Sunday, May 21, 2006

Seeworthy

This weekend has been unusually eventful.
Friday I went to a benefit for the AIDS walk, which I really enjoyed. It was a little bit like vaudeville with music and comedy and readings. I always thought vaudeville must have been really kitschy and schmaltzy, but this was quite sophisticated. Everyone who performed was really talented, too . And to cap it off, I won something in the raffle. It's a box set of music from the '90s called Whatever and includes Social Distortion's Ball and Chain, Spacehog's In the Meantime, and Pavement's Cut Your Hair. I love the '90s.
Saturday I went to to look at the apartment I'm moving into. Looks like I won't be homeless after all. I can't believe that I'm going to be living in a nice apartment in a nice neighborhood after my experience living with a leaking roof in the ghetto. I mean, the other night I was going to sleep and realized that I sleep in the same room as my refrigerator, which is the same room that I do my work in, which is the same room that I watch tv in. But in 3 weeks I will have different rooms to do all those things in! I think it's a little sad though that I'm excited that my new bathroom will have a toilet paper holder and a towel rack. The only downside is that it is in a coop building, and I need to get them all kinds of documentation that is proving rather difficult to gather.
I think my new job and my new apartment mean that on the Brooklyn food chain, I have moved from despised hipster to loathed yuppie. I'm not sure if its an upgrade or not, but I did feel that my new status meant I should travel to the mecca, Fairway, which only opened this week. Conveniently located in Red Hook, it is innaccessible by subway, poorly serviced by bus routes and almost impossible to be found by the average New York cabbie. Luckily half of Park Slope was there with their Jeeps and Subarus. I on the other hand had to hike from the Smith-9th Street stop of the G train.

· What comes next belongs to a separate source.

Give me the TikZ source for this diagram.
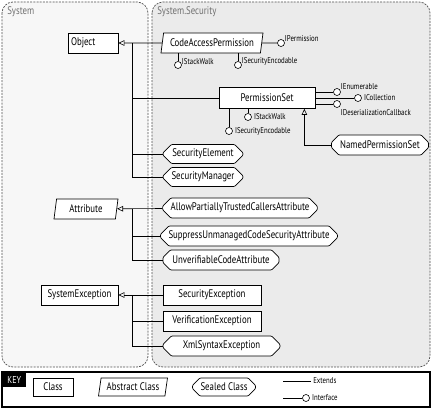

Red Hook was not what I had expected. I'm beginning to think that Bushwick is indeed the shittiest shit hole in Brooklyn. I had heard all about Red Hooks reputation, but it's a picturesque, if picaresque, neighborhood. Brick tenements huddIe together in the shadow of crumbling factories and warehouses while closer to the waterfront the rusted vestiges of Brooklyn's seafaring past are still visible. I passed art galleries and antique stores and yes, even strollers. Just as I saw the distant form of Fairway on Van Brunt Street, I began to smell the sea. The one form of transportation that is easily accessibly from Fairway is the Water Taxi.
I hadn't been planning on buying much, but when I walked up to the cheese case and saw they had Brie de Meaux, I couldn't resist. The employees had obviously been vigourously coached to be friendly and helpful, but I still had a pretty genuine conversation with the cheese guy about the supierority of brie de meaux. (Whole Foods and many cheese shops refuse to carry it, because it is made from raw milk.) After the cheese, I quickly went into what I can only describe as the foodie trance, that weird stupor that people go into when they walk into gourmet supermarkets and lose the ability to walk. Thankfully, the aisles are wide and the store is big enough that customers can walk around like extras from Dawn of the Dead without creating chaos. There were still some kinks to be worked out, though. The credit card machines were on the fritz and didn't accept the first card I tried. I also would have appreciated if some proper bagging instruction had accompanied the customer service training. My container of watermelon opened all over the bag it was placed in and the cheese was crushed by the apples. My mother always rearranges the groceries after they're packed, and I thought she was crazy, but today it made sense. They were only single bagged and one of the bags split on my way home.
The trek home involved a bus, a subway, and a 20 minute walk. All told it took two hours to get back home. If I have another free Sunday afternoon, I might go back for certain things like cheese and fresh fish that I can't get from Fresh Direct, but I won't be making that hike for stuff like apples and pasta.